Stated goal:
Render the material again word for word, skipping the pictures in it.

Collected material:
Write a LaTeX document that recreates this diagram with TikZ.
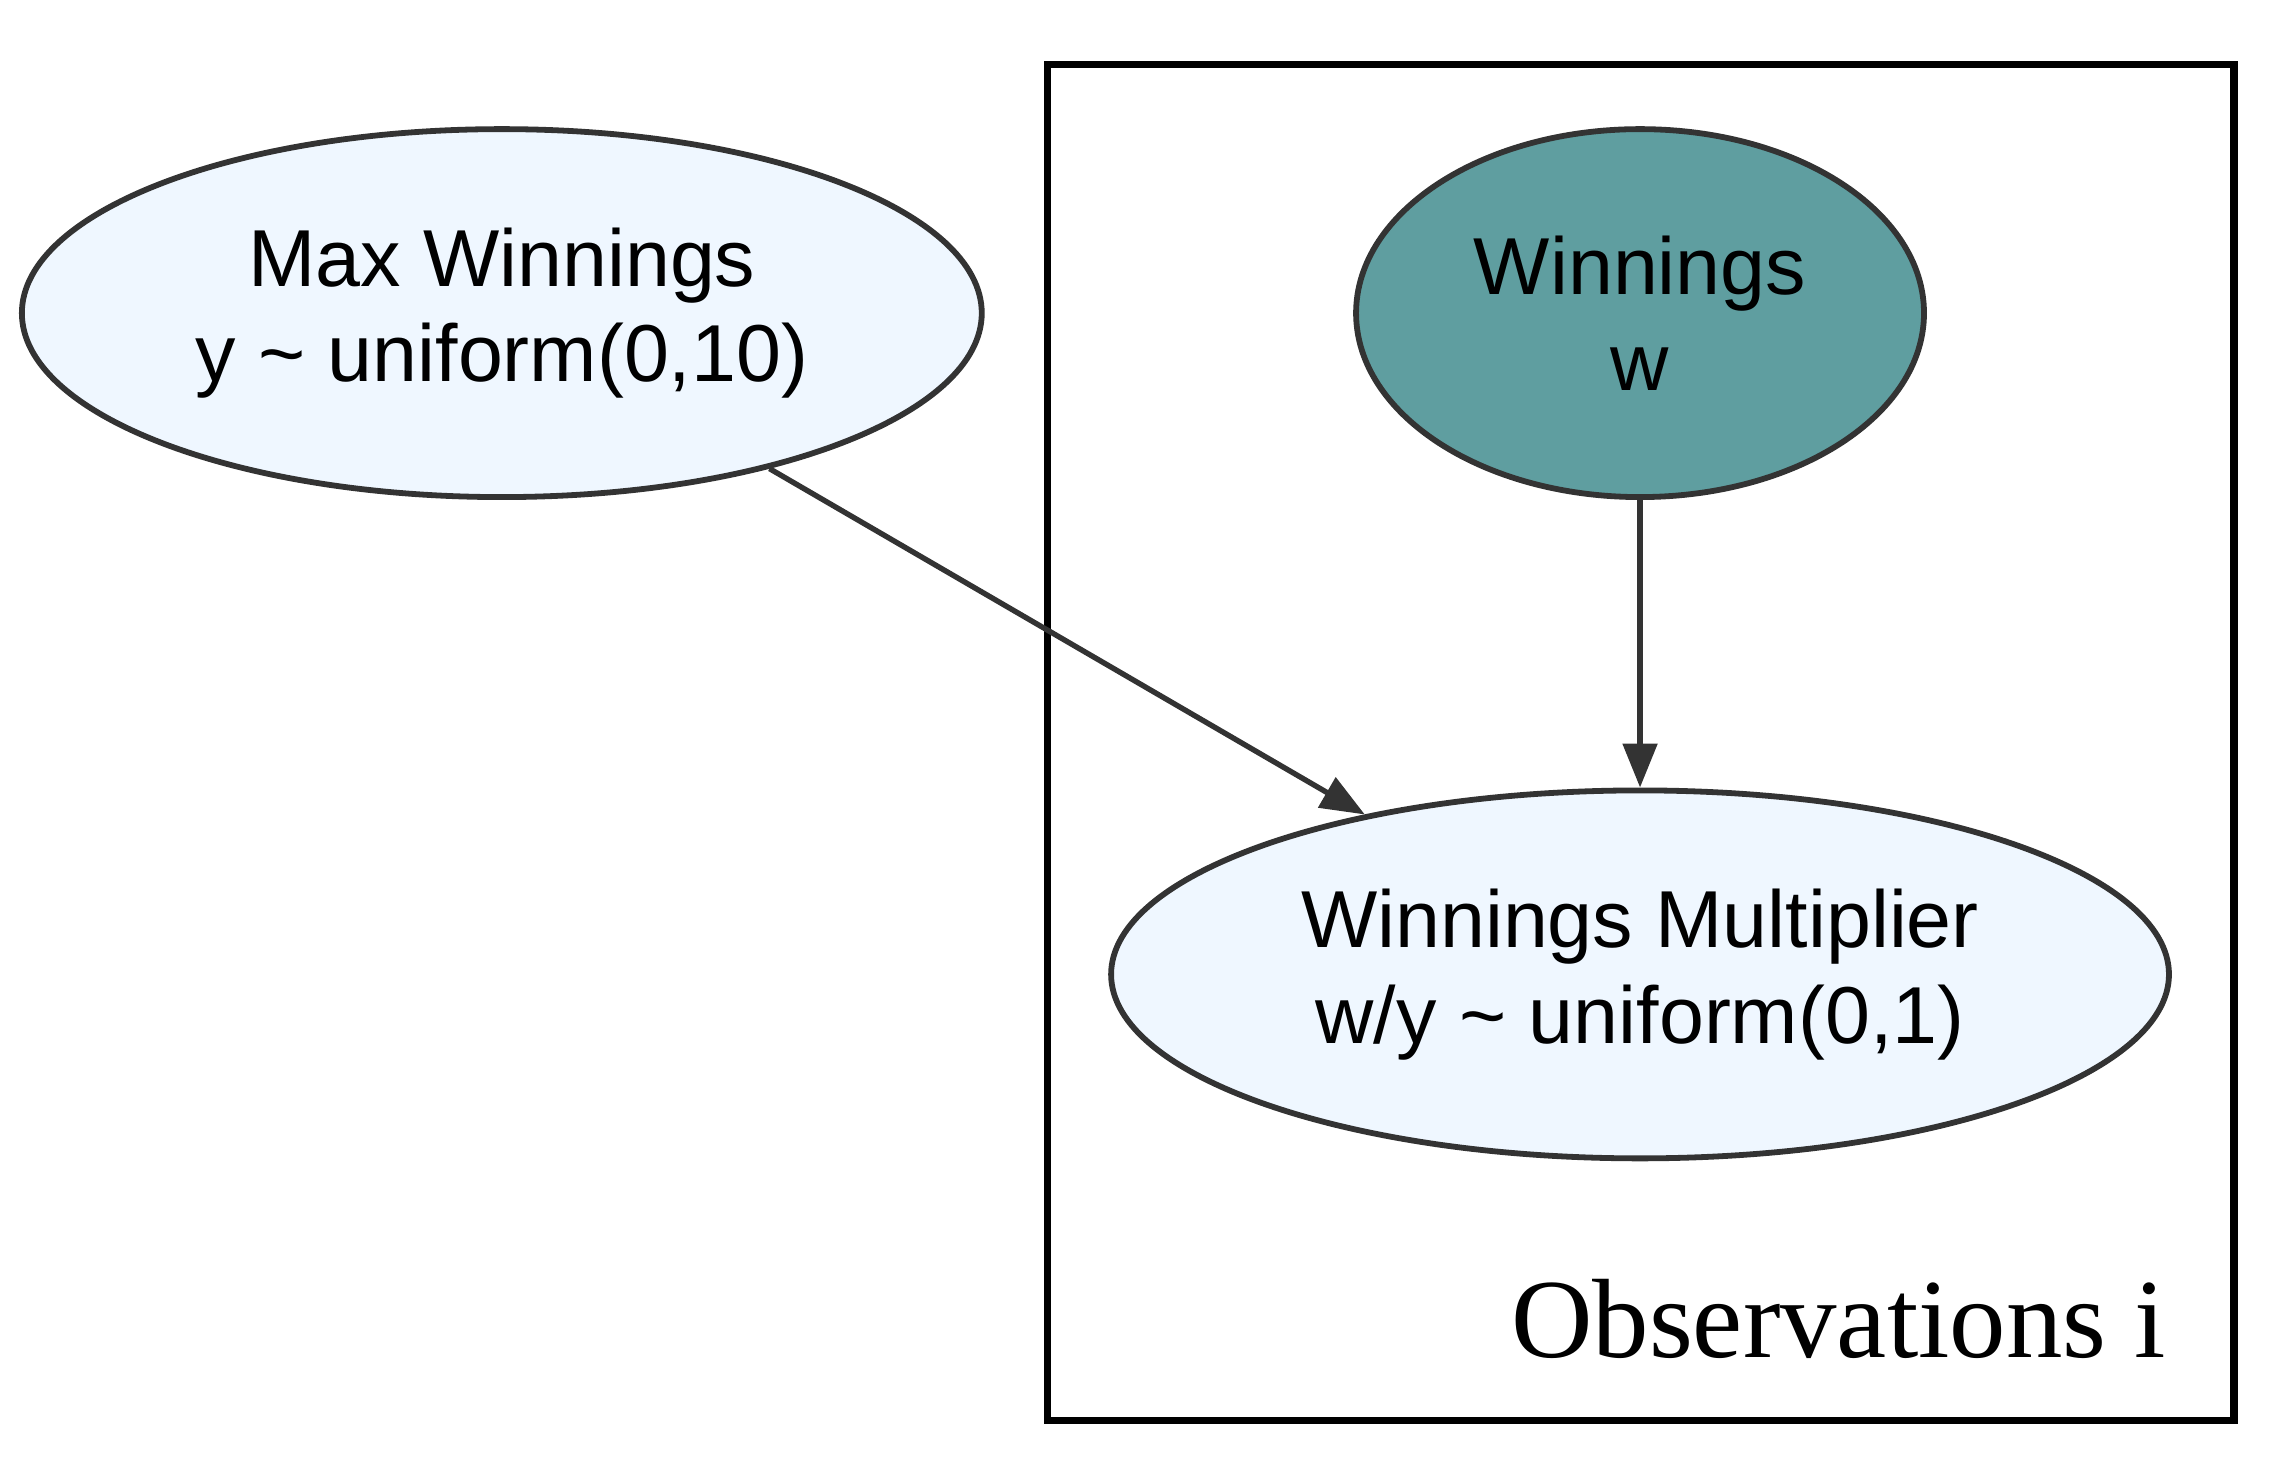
\documentclass[tikz,border=0pt]{standalone}
\usepackage{fontspec}
\newfontfamily\nodefont{Liberation Sans}
\newfontfamily\platefont{Liberation Serif}
\usetikzlibrary{shapes.geometric,arrows.meta}
\definecolor{lightfill}{HTML}{EFF7FF}
\definecolor{obsfill}{HTML}{5F9EA0}
\definecolor{edgegray}{HTML}{333333}
\tikzset{
  latentnode/.style={ellipse, draw=edgegray, line width=1.45pt, fill=lightfill,
    inner sep=0pt, align=center, font=\nodefont\fontsize{20.2}{24}\selectfont},
  obsnode/.style={latentnode, fill=obsfill},
  edgearrow/.style={draw=edgegray, line width=1.35pt,
    -{Triangle[length=11pt,width=8.5pt]}},
  platebox/.style={draw=black, line width=1.8pt}
}
\begin{document}
\begin{tikzpicture}[x=0.3658pt, y=-0.3658pt]
\useasboundingbox (0,0) rectangle (1568,1003);
% plate
\draw[platebox] (716,44) rectangle (1527,971);
\node[anchor=base east, font=\platefont\fontsize{28.2}{32}\selectfont, inner sep=0pt] (plate) at (1481,928) {Observations i};
% nodes
\node[latentnode, minimum width=240pt, minimum height=92pt] (mw) at (343,214) {Max Winnings\\y \textasciitilde{} uniform(0,10)};
\node[obsnode, minimum width=142pt, minimum height=92pt] (w) at (1121,214) {Winnings\\w};
\node[latentnode, minimum width=264.5pt, minimum height=92pt] (mult) at (1121,666) {Winnings Multiplier\\w/y \textasciitilde{} uniform(0,1)};
% edges
\draw[edgearrow] (mw) -- (mult);
\draw[edgearrow] (w) -- (mult);
\end{tikzpicture}
\end{document}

Answer to this problem:
Write a LaTeX document that recreates this diagram with TikZ.
\documentclass[tikz,border=0pt]{standalone}
\usepackage{fontspec}
\newfontfamily\nodefont{Liberation Sans}
\newfontfamily\platefont{Liberation Serif}
\usetikzlibrary{shapes.geometric,arrows.meta}
\definecolor{lightfill}{HTML}{EFF7FF}
\definecolor{obsfill}{HTML}{5F9EA0}
\definecolor{edgegray}{HTML}{333333}
\tikzset{
  latentnode/.style={ellipse, draw=edgegray, line width=1.45pt, fill=lightfill,
    inner sep=0pt, align=center, font=\nodefont\fontsize{20.2}{24}\selectfont},
  obsnode/.style={latentnode, fill=obsfill},
  edgearrow/.style={draw=edgegray, line width=1.35pt,
    -{Triangle[length=11pt,width=8.5pt]}},
  platebox/.style={draw=black, line width=1.8pt}
}
\begin{document}
\begin{tikzpicture}[x=0.3658pt, y=-0.3658pt]
\useasboundingbox (0,0) rectangle (1568,1003);
% plate
\draw[platebox] (716,44) rectangle (1527,971);
\node[anchor=base east, font=\platefont\fontsize{28.2}{32}\selectfont, inner sep=0pt] (plate) at (1481,928) {Observations i};
% nodes
\node[latentnode, minimum width=240pt, minimum height=92pt] (mw) at (343,214) {Max Winnings\\y \textasciitilde{} uniform(0,10)};
\node[obsnode, minimum width=142pt, minimum height=92pt] (w) at (1121,214) {Winnings\\w};
\node[latentnode, minimum width=264.5pt, minimum height=92pt] (mult) at (1121,666) {Winnings Multiplier\\w/y \textasciitilde{} uniform(0,1)};
% edges
\draw[edgearrow] (mw) -- (mult);
\draw[edgearrow] (w) -- (mult);
\end{tikzpicture}
\end{document}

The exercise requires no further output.